Monday, January 14, 2019

In The Company of Al Roker


On January 6th, 2013, NBC weatherman Al Roker came out as a sharter. Not only did he admit that he sharted, he admitted to sharting in the White House.

Saturday I went shopping at the Jewel for groceries. I went armed with a grocery list and Mark's debit card. On that grocery list was Progresso Soup, Manhattan clam chowder. The thing about Progresso Soups is that there are so damn many of them. Must be over fifty varieties on the shelves of the Jewel, but Mark only wants tomato basil and Manhattan clam chowder. So I started looking across all the shelves, back and forth, up and down. When I got to the more obscure soups, where the cans are nearly at floor level, I had to get down on my hands and knees to look. Now I had been feeling a bit of pressure ever since the produce department, but I felt I could hold it until after I checked out. Unfortunately, as I got down on the floor to look for the clam chowder, something came out.
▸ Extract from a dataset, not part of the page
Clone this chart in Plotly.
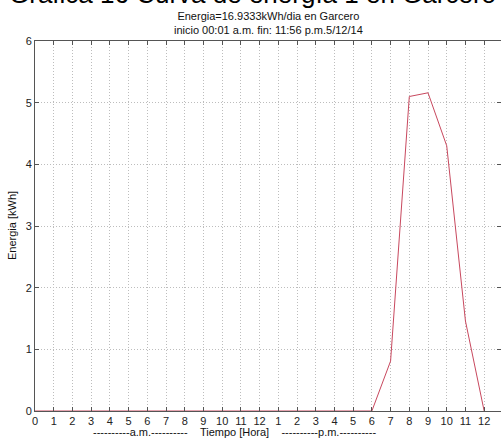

It was not a nice little flappy thing that makes a small noise. No, it was something else. I immediately clenched. I dragged myself back up to my feet, cursing Jewel for putting the things I needed so low on the shelves, and made my way up to the bathroom. It was locked. This giant store with hundreds of shoppers and many employees, had only one bathroom with only one toilet in it, and it is always in use. Usually by an employee. So after waiting my turn for five minutes, I gave up and went back to shopping. I had to hurry it up because I really had no idea just how long I could hold that clench. Lucky for me there were no long lines at the checkout counters, and when I was done and I checked the door to the bathroom again, it was open. What a relief.

So let this be a warning. If you are going to be doing anything outside your house, away from easy access to a bathroom, don't eat oatmeal with blueberries for breakfast.